Republic of the Philippines
SUPREME COURT
Manila
EN BANC
G.R. No. 21414 September 13, 1924
RAMON ZARAGOZA, plaintiff-appellee,
vs.
VICTOR ALFONSO, as treasurer of the City of Manila, defendant-appellant.
City Fiscals Revilla and Guevara for appellant.
Feria and La O for appellee.
JOHNSON, J.:
This action was commenced in the Court of First Instance of the City of Manila on or about the 25th day of October, 1922. Its purpose was to recover of the defendant the sum of P2,029.50, which the former had paid to the latter as a license fee under Ordinance No. 301 of the City of Manila, which sum was paid under protest. The license fee was required by the City of Manila for the construction of an arcade on a building located at Nos. 242-432 Rizal Avenue, in the district of Santa Cruz of the City of Manila. The said sum was paid on the 4th day of October, 1917. But the present action was not commenced until the 25th day of October, 1922, and not then, until the Supreme Court had decided on the 21st day of February, 1922, in the case of Cuunjeing vs. Patstone (42 Phil., 818), that said Ordinance No. 301 was illegal, null, and void.
The defendant interposed a general and special denial. In his general defense he denied each and all of the allegations of the complaint. In his special defense he alleged that the plaintiff had paid said sum voluntarily and spontaneously. Upon the issue thus presented, the Honorable Simplicio del Rosario, judge, after hearing the respective parties, decided: (a) That the plaintiff had paid said sum under protest, and (b) that his right to maintain the present action had not prescribed, and rendered a judgment in favor of the plaintiff and against the defendant for the sum of P2,029.50, without any finding as to costs. From that judgment the defendant appealed.
The question presented by the appellant is whether or not the payment of a license fee, under a simple protest of record, amounts to an involuntary payment, in this jurisdiction, which will justify an action to recover the same. It was proved during the trial that the payment in question was made under protest of record. While there is much conflict in the authorities upon what amounts to a voluntary or involuntary payment of money, as will be seen from the citation of authorities by the appellant and appellee, yet in this jurisdiction the rule has been established for many years, that, where an entity of the Government, without legal right, has demanded of a taxpayer the payment of an alleged tax, the taxpayer may pay the tax under protest of record and sue for the recovery thereof. It is reasonable that a man who denies the legality of a tax should have a clear and certain remedy. The rule being established that, apart from special circumstances, he cannot interfere by injunction with the state's collection of its revenues, an action at law to recover back what he has paid is the alternative left; and where, as is common, the State has a summary remedy — such as distress — and the party indicates by protest that he is yielding to what he cannot prevent, courts have been a little too slow to recognize the implied duress under which the payment is made. Where a citizen by refusing to pay an illegal tax is put at a serious disadvantage in the assertion of his legal rights with respect to such tax, justice requires that he should be at liberty to avoid that disadvantage by paying the tax and bringing suit for its recovery. (Ayala de Roxas vs. City of Manila, 27 Phil., 336; Viuda e Hijos de Pedro P. Roxas vs. Rafferty, 37 Phil., 957.)

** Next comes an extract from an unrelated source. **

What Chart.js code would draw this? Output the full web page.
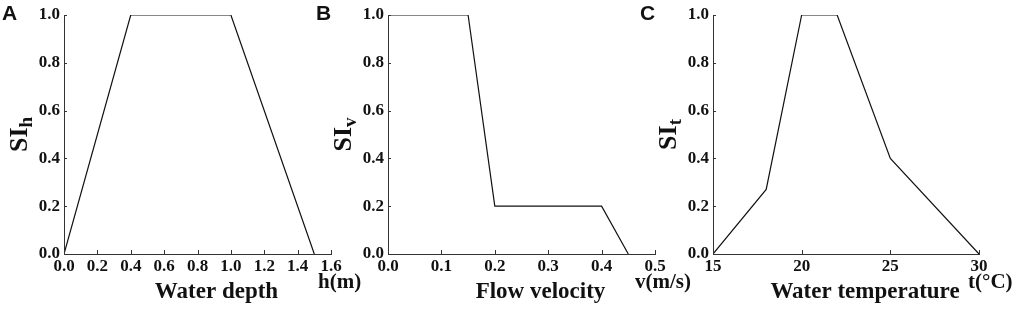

Inasmuch as a rule has been established for years in this jurisdiction that a mere protest of record against the payment of an illegal demand, is sufficient to constitute an involuntary payment, and justifies an action for its recovery we find no reason for invoking the doctrine announced in other jurisdictions. Inasmuch as the money in the present case was paid under protest of record, it was paid involuntarily, and the payor is entitled to bring an action for its recovery any time before the same is barred by the statutes of limitations.
In view of all of the foregoing, we are of the opinion, and so decide, that the judgment of the lower court should be and is hereby affirmed. And without any finding as to costs, it is so ordered.
Street, Malcolm, Avanceña, Villamor, Ostrand and Romualdez, JJ., concur.